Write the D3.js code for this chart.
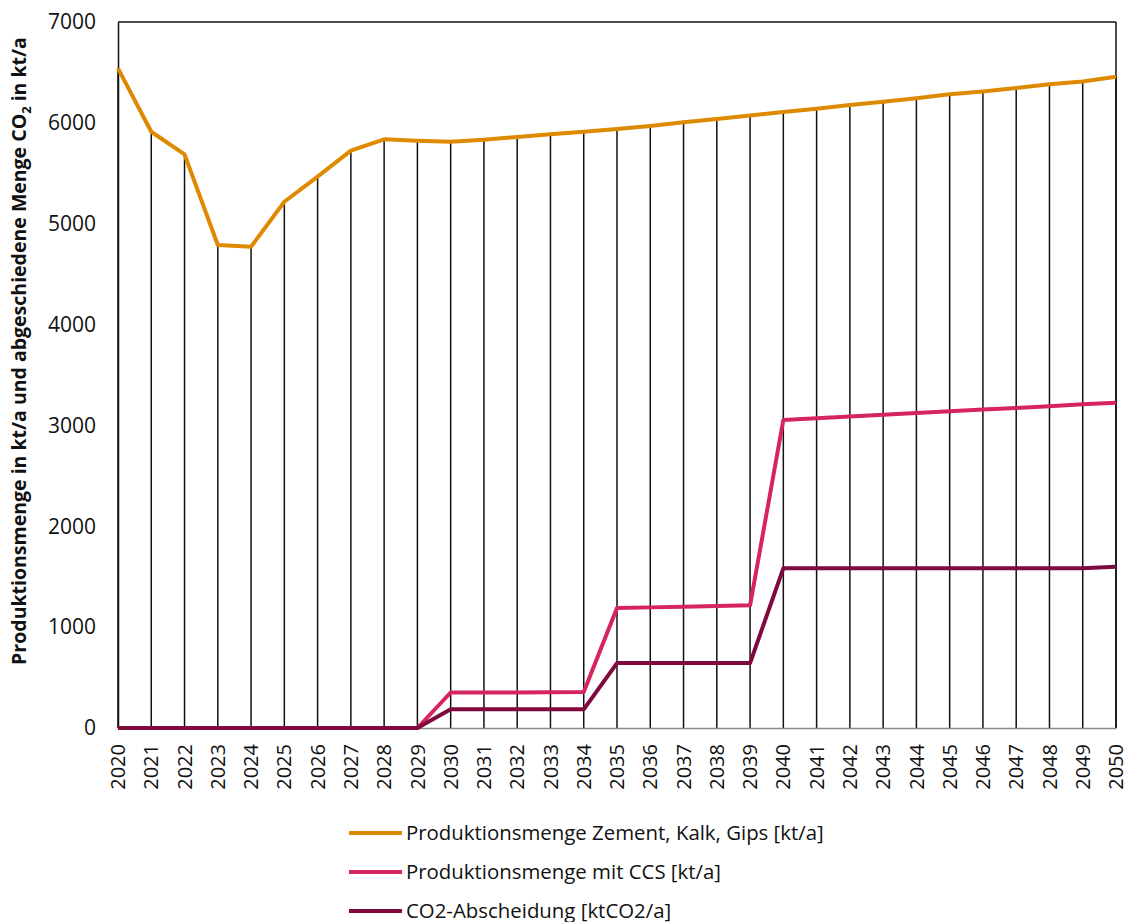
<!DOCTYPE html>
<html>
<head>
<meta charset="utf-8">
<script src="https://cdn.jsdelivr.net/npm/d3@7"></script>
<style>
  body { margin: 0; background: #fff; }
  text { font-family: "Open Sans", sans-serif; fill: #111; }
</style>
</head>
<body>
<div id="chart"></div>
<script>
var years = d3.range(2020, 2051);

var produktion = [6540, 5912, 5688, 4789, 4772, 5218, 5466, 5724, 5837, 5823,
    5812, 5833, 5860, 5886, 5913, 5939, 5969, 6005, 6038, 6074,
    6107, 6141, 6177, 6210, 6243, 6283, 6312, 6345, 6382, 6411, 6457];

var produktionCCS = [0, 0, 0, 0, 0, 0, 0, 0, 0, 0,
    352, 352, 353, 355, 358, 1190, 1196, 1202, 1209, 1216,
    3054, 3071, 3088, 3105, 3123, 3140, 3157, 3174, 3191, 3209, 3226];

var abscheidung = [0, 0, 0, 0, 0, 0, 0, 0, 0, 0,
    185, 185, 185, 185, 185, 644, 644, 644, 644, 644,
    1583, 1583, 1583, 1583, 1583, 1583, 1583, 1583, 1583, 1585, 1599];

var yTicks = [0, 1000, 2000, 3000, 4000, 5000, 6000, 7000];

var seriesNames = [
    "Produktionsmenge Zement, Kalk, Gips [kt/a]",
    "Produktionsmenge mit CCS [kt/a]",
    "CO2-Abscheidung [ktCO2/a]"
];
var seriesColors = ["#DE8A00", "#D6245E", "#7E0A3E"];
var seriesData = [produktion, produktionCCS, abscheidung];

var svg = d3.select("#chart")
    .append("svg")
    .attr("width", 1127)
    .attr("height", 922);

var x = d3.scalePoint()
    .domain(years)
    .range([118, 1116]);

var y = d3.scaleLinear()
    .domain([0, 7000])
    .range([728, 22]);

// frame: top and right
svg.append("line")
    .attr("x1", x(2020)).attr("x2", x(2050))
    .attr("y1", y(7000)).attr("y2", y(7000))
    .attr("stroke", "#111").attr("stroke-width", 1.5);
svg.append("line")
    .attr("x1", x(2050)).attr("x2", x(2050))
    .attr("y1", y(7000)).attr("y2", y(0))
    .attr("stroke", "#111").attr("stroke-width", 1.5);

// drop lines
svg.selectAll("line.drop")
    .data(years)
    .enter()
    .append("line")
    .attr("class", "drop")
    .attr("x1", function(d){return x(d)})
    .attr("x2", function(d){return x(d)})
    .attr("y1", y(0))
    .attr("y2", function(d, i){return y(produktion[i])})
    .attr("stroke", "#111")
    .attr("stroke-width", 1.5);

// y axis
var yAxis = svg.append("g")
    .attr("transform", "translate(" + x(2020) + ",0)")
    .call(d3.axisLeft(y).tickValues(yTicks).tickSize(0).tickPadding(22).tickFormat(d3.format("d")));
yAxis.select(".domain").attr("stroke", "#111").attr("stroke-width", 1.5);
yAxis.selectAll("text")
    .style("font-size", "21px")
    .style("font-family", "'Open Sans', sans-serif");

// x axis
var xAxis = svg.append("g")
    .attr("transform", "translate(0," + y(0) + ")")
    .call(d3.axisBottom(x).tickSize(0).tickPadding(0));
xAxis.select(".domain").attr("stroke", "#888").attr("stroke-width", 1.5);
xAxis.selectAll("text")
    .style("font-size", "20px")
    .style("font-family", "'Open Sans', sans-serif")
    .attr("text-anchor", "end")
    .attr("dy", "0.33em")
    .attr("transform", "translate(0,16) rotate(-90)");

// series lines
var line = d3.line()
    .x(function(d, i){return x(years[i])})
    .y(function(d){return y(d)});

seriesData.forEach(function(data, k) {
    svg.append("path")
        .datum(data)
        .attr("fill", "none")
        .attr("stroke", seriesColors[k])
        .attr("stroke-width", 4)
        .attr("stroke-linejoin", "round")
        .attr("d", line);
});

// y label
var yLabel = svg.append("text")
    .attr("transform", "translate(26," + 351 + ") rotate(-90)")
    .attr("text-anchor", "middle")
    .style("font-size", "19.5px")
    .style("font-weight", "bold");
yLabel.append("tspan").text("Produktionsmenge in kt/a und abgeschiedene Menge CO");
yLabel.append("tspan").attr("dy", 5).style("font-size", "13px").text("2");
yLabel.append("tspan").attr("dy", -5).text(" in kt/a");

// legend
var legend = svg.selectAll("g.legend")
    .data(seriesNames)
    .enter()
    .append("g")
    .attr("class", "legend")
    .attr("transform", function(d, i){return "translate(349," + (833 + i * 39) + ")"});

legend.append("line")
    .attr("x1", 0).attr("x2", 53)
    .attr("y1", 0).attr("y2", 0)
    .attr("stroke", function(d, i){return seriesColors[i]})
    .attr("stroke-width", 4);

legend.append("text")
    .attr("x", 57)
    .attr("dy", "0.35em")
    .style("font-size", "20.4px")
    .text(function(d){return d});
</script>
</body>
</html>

---

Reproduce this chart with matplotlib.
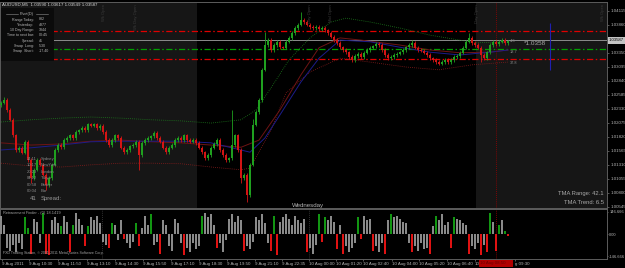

[Stated goal]: Identify all lines in the records above with the word "chart".

[Task response]:
Write the D3.js code for this chart.
<div id="chart"></div>
var svg = d3.select("#chart")
Reproduce this chart with matplotlib.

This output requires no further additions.